Через час их вызвали, только не к машине, а в кладовую. "Очевидно, заменять обмундирование", - думал Андреев. Ведь весна на носу - апрель. Выдадут летнее, а это, зимнее, ненавистное, приисковое, он сдаст, бросит, забудет. Но вместо летнего обмундирования им выдали зимнее. По ошибке? Нет - на списке была метка красным карандашом: "Зимнее".
Ничего не понимая, в весенний день они оделись во второсрочные телогрейки и бушлаты, в старые, чиненые валенки. И, прыгая кое-как через лужи, в тревоге добрались до барачной комнаты, откуда они пришли на склад.

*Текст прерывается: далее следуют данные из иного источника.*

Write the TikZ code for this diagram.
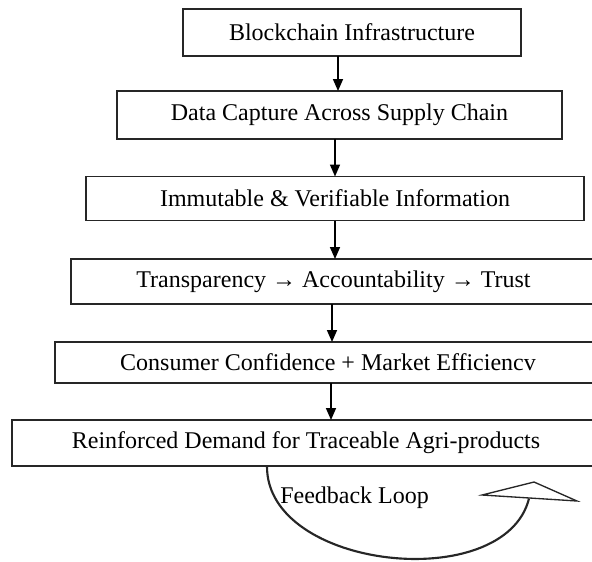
\documentclass[tikz,border=0pt]{standalone}
\usepackage{fontspec}
\setmainfont{Liberation Serif}
\usetikzlibrary{arrows.meta}
\newdimen\pxu \pxu=0.75pt
\tikzset{
  box/.style={draw=black!85, line width=1.1pt, inner sep=0pt, outer sep=0pt,
    font=\fontsize{18}{20}\selectfont, anchor=center},
  arr/.style={draw=black, line width=1.2pt, -{Triangle[width=7.5pt,length=9pt]}},
  loopline/.style={draw=black!85, line width=1.6pt},
  loophead/.style={draw=black!85, line width=1pt, fill=white, line join=miter},
  lbl/.style={font=\fontsize{18}{20}\selectfont, inner sep=0pt, anchor=west}
}
\begin{document}
\begin{tikzpicture}[x=0.75pt,y=-0.75pt]
\useasboundingbox (0,0) rectangle (592,561);
\node[box, minimum width=338\pxu, minimum height=47\pxu] (b1) at (352,32.5) {Blockchain Infrastructure};
\node[box, minimum width=445\pxu, minimum height=48\pxu] (b2) at (339.5,115) {Data Capture Across Supply Chain};
\node[box, minimum width=498\pxu, minimum height=44\pxu] (b3) at (335,198.5) {Immutable \& Verifiable Information};
\node[box, minimum width=525\pxu, minimum height=45\pxu] (b4) at (333.5,281.5) {Transparency \textrightarrow{} Accountability \textrightarrow{} Trust};
\node[box, minimum width=546\pxu, minimum height=41\pxu] (b5) at (328,362.5) {Consumer Confidence + Market Efficiencv};
\node[box, minimum width=588\pxu, minimum height=46\pxu] (b6) at (306,443) {Reinforced Demand for Traceable Agri-products};
\coordinate (a1) at (338,0);
\coordinate (a2) at (335,0);
\coordinate (a3) at (335,0);
\coordinate (a4) at (332,0);
\coordinate (a5) at (331,0);
\draw[arr] (b1.south -| a1) -- (b2.north -| a1);
\draw[arr] (b2.south -| a2) -- (b3.north -| a2);
\draw[arr] (b3.south -| a3) -- (b4.north -| a3);
\draw[arr] (b4.south -| a4) -- (b5.north -| a4);
\draw[arr] (b5.south -| a5) -- (b6.north -| a5);
\coordinate (ls) at (267,0);
\coordinate (le) at (529,498.5);
\draw[loopline] (b6.south -| ls) .. controls (266,570) and (505,595) .. (le);
\draw[loophead] (482,495) -- (534,482) -- (577,501) -- cycle;
\node[lbl] (fb) at (280,498) {Feedback Loop};
\end{tikzpicture}
\end{document}
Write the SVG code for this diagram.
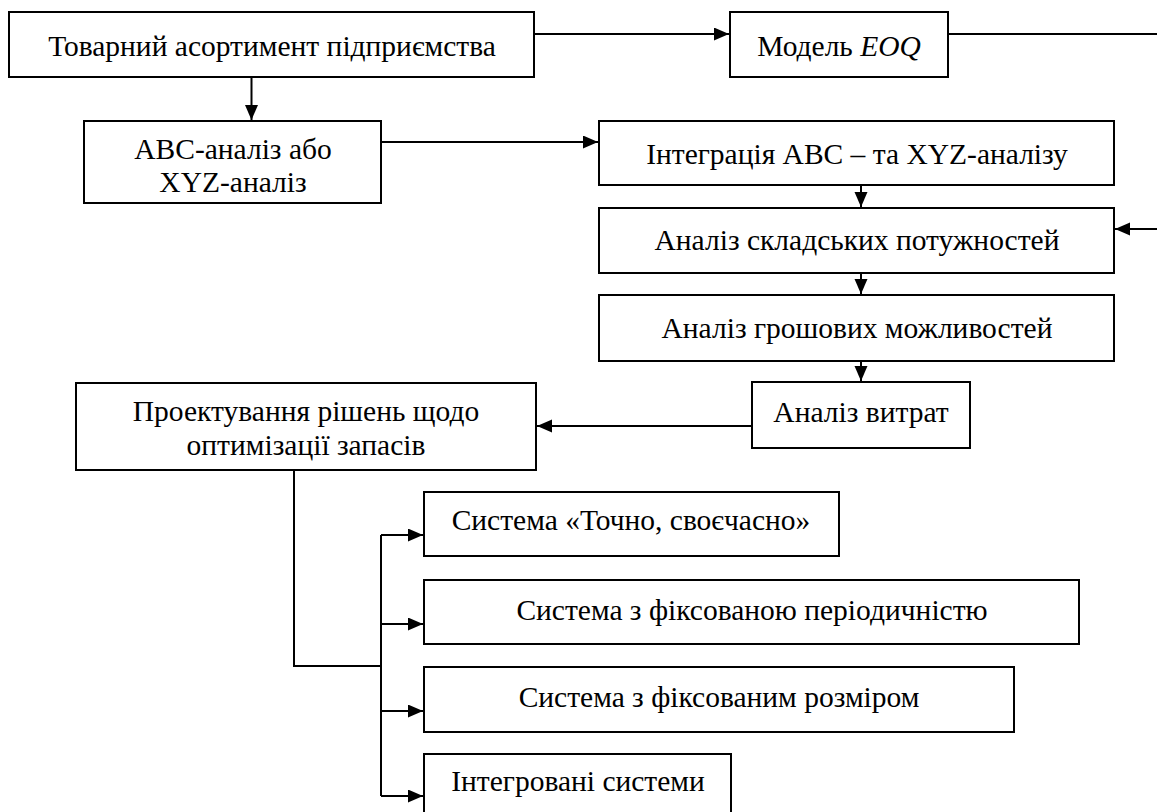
<svg xmlns="http://www.w3.org/2000/svg" width="1157" height="812" viewBox="0 0 1157 812">
<defs>
<marker id="arr" markerUnits="userSpaceOnUse" markerWidth="16" markerHeight="14" refX="15" refY="6.5" orient="auto">
<path d="M0,0 L15,6.5 L0,13 z" fill="#000"/>
</marker>
<style>
.b{fill:#fff;stroke:#000;stroke-width:2}
.t{font-size:29.5px;fill:#000;text-anchor:middle}
.c{fill:none;stroke:#000;stroke-width:2}
</style>
</defs>
<rect width="1157" height="812" fill="#fff"/>
<g id="connectors">
<path class="c" d="M534,34 H729" marker-end="url(#arr)"/>
<path class="c" d="M948,34 H1162 V229 H1115" marker-end="url(#arr)"/>
<path class="c" d="M251.5,77 V120" marker-end="url(#arr)"/>
<path class="c" d="M381,142 H598" marker-end="url(#arr)"/>
<path class="c" d="M861,185 V207" marker-end="url(#arr)"/>
<path class="c" d="M861,273 V294" marker-end="url(#arr)"/>
<path class="c" d="M861,361 V381" marker-end="url(#arr)"/>
<path class="c" d="M752,426 H537" marker-end="url(#arr)"/>
<path class="c" d="M294,470 V666 H381"/>
<path class="c" d="M381,535 V796"/>
<path class="c" d="M381,535 H423" marker-end="url(#arr)"/>
<path class="c" d="M381,624 H423" marker-end="url(#arr)"/>
<path class="c" d="M381,711 H423" marker-end="url(#arr)"/>
<path class="c" d="M381,796 H423" marker-end="url(#arr)"/>
</g>
<g font-family="Liberation Serif">
<g id="n1"><rect class="b" x="9" y="12" width="525" height="65"/><text class="t" x="272" y="56" font-family="Liberation Serif">Товарний асортимент підприємства</text></g>
<g id="n2"><rect class="b" x="730" y="12" width="218" height="65"/><text class="t" x="839" y="56" font-family="Liberation Serif">Модель <tspan font-style="italic">EOQ</tspan></text></g>
<g id="n3"><rect class="b" x="84" y="121" width="297" height="82"/><text class="t" x="233" y="159" font-family="Liberation Serif">АВС-аналіз або</text><text class="t" x="233" y="192" font-family="Liberation Serif">XYZ-аналіз</text></g>
<g id="n4"><rect class="b" x="599" y="121" width="515" height="64"/><text class="t" x="857" y="164" font-family="Liberation Serif">Інтеграція АВС – та XYZ-аналізу</text></g>
<g id="n5"><rect class="b" x="599" y="208" width="515" height="65"/><text class="t" x="857" y="250" font-family="Liberation Serif">Аналіз складських потужностей</text></g>
<g id="n6"><rect class="b" x="599" y="295" width="515" height="66"/><text class="t" x="857" y="338" font-family="Liberation Serif">Аналіз грошових можливостей</text></g>
<g id="n7"><rect class="b" x="752" y="382" width="218" height="66"/><text class="t" x="861" y="422" font-family="Liberation Serif">Аналіз витрат</text></g>
<g id="n8"><rect class="b" x="76" y="383" width="460" height="87"/><text class="t" x="306" y="421" font-family="Liberation Serif">Проектування рішень щодо</text><text class="t" x="306" y="455" font-family="Liberation Serif">оптимізації запасів</text></g>
<g id="n9"><rect class="b" x="424" y="492" width="415" height="64"/><text class="t" x="631" y="530" font-family="Liberation Serif">Система «Точно, своєчасно»</text></g>
<g id="n10"><rect class="b" x="424" y="580" width="655" height="64"/><text class="t" x="752" y="620" font-family="Liberation Serif">Система з фіксованою періодичністю</text></g>
<g id="n11"><rect class="b" x="424" y="667" width="590" height="65"/><text class="t" x="719" y="707" font-family="Liberation Serif">Система з фіксованим розміром</text></g>
<g id="n12"><rect class="b" x="424" y="754" width="307" height="65"/><text class="t" x="578" y="791" font-family="Liberation Serif">Інтегровані системи</text></g>
</g>
</svg>
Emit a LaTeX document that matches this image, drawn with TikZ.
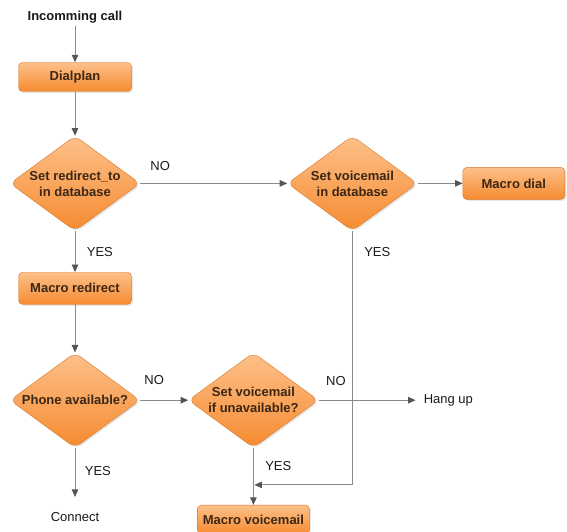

Все были встревожены чрезвычайно, и все молчали, и только Фризоргер что-то лопотал и лопотал по-немецки.
- Это он молитвы читает, мать его... - шепнул Филипповский Андрееву.
- Ну, кто тут что знает? - спросил Андреев. Седой, похожий на профессора печник перечислил все ближние командировки: порт, четвертый километр, семнадцатый километр, двадцать третий, сорок седьмой...
Дальше начинались участки дорожных управлений - места немногим лучше золотых приисков.
- Выходи! Шагай к воротам! Все вышли и пошли к воротам пересылки. За воротами стоял большой грузовик, закрытый зеленой парусиной.
- Конвой, принимай!
Конвоир сделал перекличку. Андреев чувствовал, как холодеют у него ноги, спина...
- Садись в машину!
Конвоир откинул край большого брезента, закрывавшего машину, - машина была полна людей, сидевших по всей форме.
- Полезай!
Все пятеро сели вместе. Все молчали. Конвоир сел в машину, затарахтел мотор, и машина двинулась по шоссе, выезжая на главную трассу.
- На четвертый километр везут, - сказал печник. Верстовые столбы уплывали мимо. Все пятеро сдвинули головы около щели в брезенте, не верили глазам...
- Семнадцатый...
- Двадцать третий... - считал Филипповский.
- На местную, сволочи! - злобно прохрипел печник. Машина давно уже вертелась витой дорогой между скал. Шоссе было похоже на канат, которым тащили море к небу. Тащили горы-бурлаки, согнув спину.
- Сорок седьмой, - безнадежно пискнул вертлявый эсперантист.
Машина пролетела мимо.
- Куда мы едем? - спросил Андреев, ухватив чье-то плечо.
- На Атке, на двести восьмом будем ночевать.
- А дальше?
- Не знаю... Дай закурить.
Грузовик, тяжело пыхтя, взбирался на перевал Яблонового хребта.